# TASK TO COMPLETE
Look through the material below for "chart". Copy every line that contains it.
****
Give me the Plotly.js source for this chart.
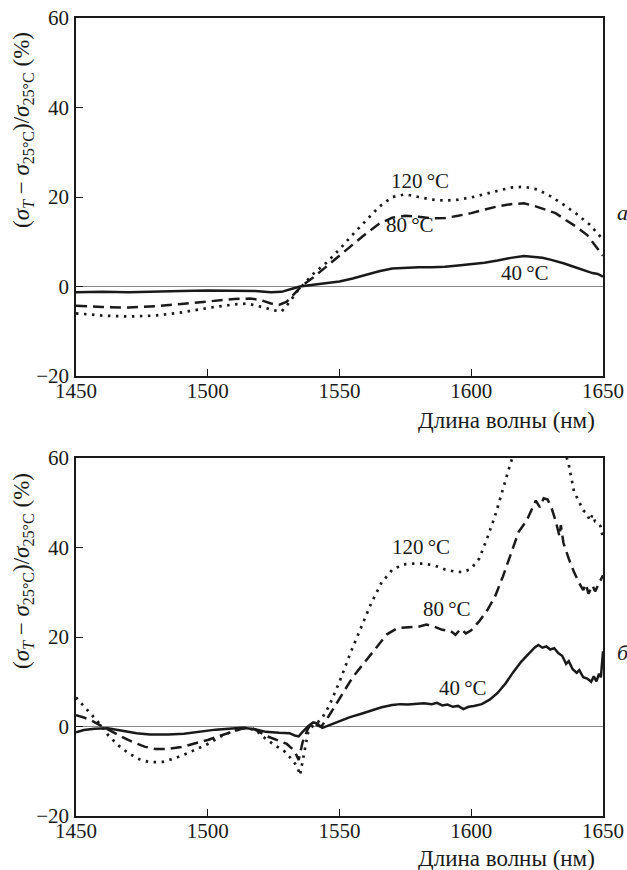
<!DOCTYPE html>
<html><head><meta charset="utf-8">
<script src="https://cdn.plot.ly/plotly-3.0.1.min.js"></script>
<style>html,body{margin:0;padding:0;background:#fff}</style>
</head><body><div id="chart"></div>
<script>
// ---- Panel a (top) ----
const xA40 = [1450,1460,1470,1480,1490,1500,1510,1518,1524,1528,1532,1535,1540,1545,1550,1555,1560,1565,1570,1575,1580,1585,1590,1595,1600,1605,1610,1615,1620,1623,1627,1630,1635,1640,1643,1646,1648,1650];
const yA40 = [-1.3,-1.2,-1.3,-1.1,-1.0,-0.9,-0.9,-1.0,-1.3,-1.2,-0.5,0.0,0.4,0.7,1.1,1.8,2.6,3.4,4.0,4.2,4.3,4.3,4.4,4.7,5.0,5.3,5.8,6.4,6.8,6.7,6.4,6.0,5.2,4.2,3.6,3.0,2.8,2.2];
const xA80 = [1450,1460,1470,1480,1490,1500,1510,1516,1520,1524,1527,1530,1533,1536,1540,1545,1550,1555,1560,1565,1570,1575,1580,1585,1590,1595,1600,1605,1610,1615,1620,1624,1628,1632,1636,1640,1644,1647,1650];
const yA80 = [-4.3,-4.6,-4.7,-4.4,-3.9,-3.3,-2.8,-2.7,-3.0,-3.8,-4.1,-3.4,-1.5,0.3,2.0,4.5,6.8,9.3,11.8,14.0,15.4,15.8,15.6,15.2,15.3,15.8,16.4,17.2,17.9,18.4,18.6,18.0,17.2,16.4,14.8,13.3,11.5,9.2,6.9];
const xA120 = [1450,1460,1470,1480,1490,1500,1510,1515,1520,1525,1528,1531,1534,1537,1540,1545,1550,1555,1560,1565,1570,1575,1580,1585,1590,1595,1600,1605,1610,1615,1620,1625,1630,1635,1640,1645,1650];
const yA120 = [-6.0,-6.5,-6.7,-6.5,-5.8,-4.8,-4.0,-3.8,-4.5,-5.3,-5.6,-3.5,-1.0,1.0,2.8,5.3,8.3,11.6,14.7,17.8,20.0,20.6,20.0,19.4,19.2,19.4,19.9,20.6,21.4,22.1,22.3,21.7,20.2,18.3,16.2,13.8,10.5];

// ---- Panel б (bottom) ----
const xB40 = [1450,1453,1457,1462,1467,1473,1478,1485,1491,1497,1503,1508,1513,1518,1522,1527,1531,1533,1534.5,1536,1538,1540,1541.5,1543.5,1546,1550,1554,1558,1562,1566,1570,1573,1576,1579,1582,1585,1587,1589,1591,1593,1595,1597,1599,1601,1604,1607,1610,1613,1616,1619,1622,1624,1625.5,1627,1628.5,1630,1631.5,1633,1634.5,1636,1637,1638.5,1640,1641,1642.5,1644,1645.5,1646.5,1647.5,1648.5,1649.2,1650];
const yB40 = [-1.3,-0.8,-0.5,-0.4,-0.9,-1.5,-1.8,-1.8,-1.6,-1.1,-0.7,-0.5,-0.3,-0.6,-1.2,-1.4,-1.5,-2.0,-2.2,-1.2,0.0,0.9,0.7,-0.3,0.3,1.3,2.1,2.8,3.5,4.3,4.8,5.0,4.9,5.1,5.2,5.0,5.3,4.7,4.9,4.4,4.6,3.9,4.4,4.6,5.0,6.0,7.5,9.6,12.2,14.5,16.5,17.6,18.2,17.6,17.9,17.2,17.5,16.4,15.8,14.0,14.6,12.8,12.0,12.6,11.0,10.7,10.0,11.2,10.1,11.8,11.0,16.8];
const xB80 = [1450,1453,1456,1460,1464,1468,1472,1476,1480,1485,1490,1495,1500,1505,1510,1514,1517,1520,1523,1527,1530,1533,1534.5,1536,1538,1539.5,1541,1543,1546,1550,1555,1560,1565,1568,1572,1576,1580,1583,1586,1589,1592,1594,1596,1598,1600,1603,1606,1609,1612,1615,1618,1621,1623,1624.5,1626,1627.5,1629,1630.5,1632,1633.5,1634,1635,1637,1639,1641,1642.5,1643.5,1644.5,1646,1647,1648.5,1650];
const yB80 = [2.5,2.0,1.3,0.0,-1.3,-2.5,-3.6,-4.5,-5.0,-5.0,-4.6,-3.8,-3.0,-2.0,-1.0,-0.3,-0.4,-1.3,-2.3,-3.2,-3.9,-5.5,-7.5,-3.5,-0.5,0.8,0.4,-0.1,2.4,6.3,11.0,14.7,18.5,20.6,22.0,22.2,22.3,22.8,22.3,21.6,21.4,20.5,21.8,20.8,21.5,23.5,25.9,29.0,33.5,38.5,43.5,46.0,48.5,50.5,49.0,51.0,50.7,48.8,46.0,42.5,45.0,41.0,37.5,34.5,32.0,30.5,31.8,29.7,31.5,30.2,32.0,33.8];
const xB120 = [1450,1453,1456,1459,1462,1466,1470,1474,1478,1483,1488,1493,1500,1505,1510,1514,1518,1521,1525,1529,1532,1534,1535,1536.5,1538,1540,1543,1546,1550,1554,1558,1562,1566,1570,1574,1578,1582,1586,1590,1594,1597,1600,1603,1606,1609,1612,1615,1618,1622,1626,1630,1634,1637,1639,1641,1642.5,1644,1645,1646,1647,1648,1649,1650];
const yB120 = [6.5,4.5,2.5,0.6,-1.8,-4.2,-6.0,-7.3,-8.0,-7.9,-7.0,-5.8,-3.9,-2.2,-0.9,-0.4,-0.7,-2.3,-4.0,-5.5,-7.4,-9.0,-10.9,-6.5,-1.5,0.3,1.5,4.5,10.0,16.2,22.0,27.5,32.2,35.0,36.2,36.4,36.4,36.0,35.1,34.6,34.5,35.3,37.5,42.0,47.0,53.0,59.0,64.0,68.0,70.0,69.0,64.5,58.5,52.5,50.0,48.3,47.5,46.0,47.3,45.8,45.5,44.8,42.3];

const xTicks = [1450,1500,1550,1600,1650];
const yTicks = [-20,0,20,40,60];
const seriesNames = ['40\u2009°C','80\u2009°C','120\u2009°C'];
const panelLetters = ['а','б'];
const xTitle = 'Длина волны (нм)';
const yTitle = '(<i>σ</i><sub><i>T</i></sub> − <i>σ</i><sub>25°C</sub>)/<i>σ</i><sub>25°C</sub> (%)';

(function () {
  const W = 627, H = 870;
  const L = 76, R = 603, T = 18, B = 816;
  const px = x => (x - L) / (R - L);
  const py = y => (B - y) / (B - T);
  const FAM = 'Liberation Serif';
  const ink = '#1a1a1a';
  const lineStyles = [
    {color: ink, width: 2.5, dash: 'solid'},
    {color: ink, width: 2.5, dash: '11px,6px'},
    {color: ink, width: 2.7, dash: '2.5px,5.5px'}
  ];
  const mk = (x, y, k, xa, ya) => ({x: x, y: y, type: 'scatter', mode: 'lines', name: seriesNames[k],
      xaxis: xa, yaxis: ya, line: lineStyles[k], showlegend: false, hoverinfo: 'skip'});
  const traces = [
    mk(xA40, yA40, 0, 'x', 'y'), mk(xA80, yA80, 1, 'x', 'y'), mk(xA120, yA120, 2, 'x', 'y'),
    mk(xB40, yB40, 0, 'x2', 'y2'), mk(xB80, yB80, 1, 'x2', 'y2'), mk(xB120, yB120, 2, 'x2', 'y2')
  ];
  const xax = anchor => ({anchor: anchor, range: [1450, 1650], tickvals: xTicks, ticktext: xTicks.map(String),
      ticks: 'inside', ticklen: 7, tickwidth: 1.3, tickcolor: ink, ticklabelstandoff: -5,
      showline: true, linecolor: ink, linewidth: 1.6, mirror: true,
      showgrid: false, zeroline: false,
      tickfont: {family: FAM, size: 21, color: ink}});
  const yax = (anchor, dom) => ({anchor: anchor, domain: dom, range: [-20, 60], tickvals: yTicks,
      ticks: 'inside', ticklen: 7, tickwidth: 1.3, tickcolor: ink, ticklabelstandoff: 1,
      showline: true, linecolor: ink, linewidth: 1.6, mirror: true,
      showgrid: false, zeroline: true, zerolinecolor: '#8a8a8a', zerolinewidth: 1,
      tickfont: {family: FAM, size: 21, color: ink}});
  const note = (text, xp, yp, extra) => Object.assign({text: text, xref: 'paper', yref: 'paper',
      x: px(xp), y: py(yp), xanchor: 'center', yanchor: 'middle', showarrow: false,
      font: {family: FAM, size: 21, color: ink}}, extra || {});
  const notes = [
    note(seriesNames[2], 420, 181), note(seriesNames[1], 410, 225), note(seriesNames[0], 525, 273),
    note(seriesNames[2], 421, 547), note(seriesNames[1], 447, 609), note(seriesNames[0], 463, 688),
    note(xTitle, 506, 420, {font: {family: FAM, size: 23, color: ink}}),
    note(xTitle, 506, 859, {font: {family: FAM, size: 23, color: ink}}),
    note(yTitle, 23, 130, {textangle: -90, font: {family: FAM, size: 23, color: ink}}),
    note(yTitle, 23, 571, {textangle: -90, font: {family: FAM, size: 23, color: ink}}),
    note(panelLetters[0], 615, 212, {xanchor: 'left', font: {family: FAM, size: 22, color: ink, style: 'italic'}}),
    note(panelLetters[1], 615, 652, {xanchor: 'left', font: {family: FAM, size: 22, color: ink, style: 'italic'}})
  ];
  const lay = {
    width: W, height: H,
    font: {family: FAM, size: 21, color: ink},
    margin: {l: L, r: W - R, t: T, b: H - B},
    paper_bgcolor: '#fff', plot_bgcolor: '#fff',
    xaxis: xax('y'), yaxis: yax('x', [py(376), 1]),
    xaxis2: xax('y2'), yaxis2: yax('x2', [0, py(458)]),
    annotations: notes, showlegend: false
  };
  Plotly.newPlot('chart', traces, lay, {displayModeBar: false});
})();
</script></body></html>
****
# COMPLETE RESPONSE
Give me the Plotly.js source for this chart.
</head><body><div id="chart"></div>
  Plotly.newPlot('chart', traces, lay, {displayModeBar: false});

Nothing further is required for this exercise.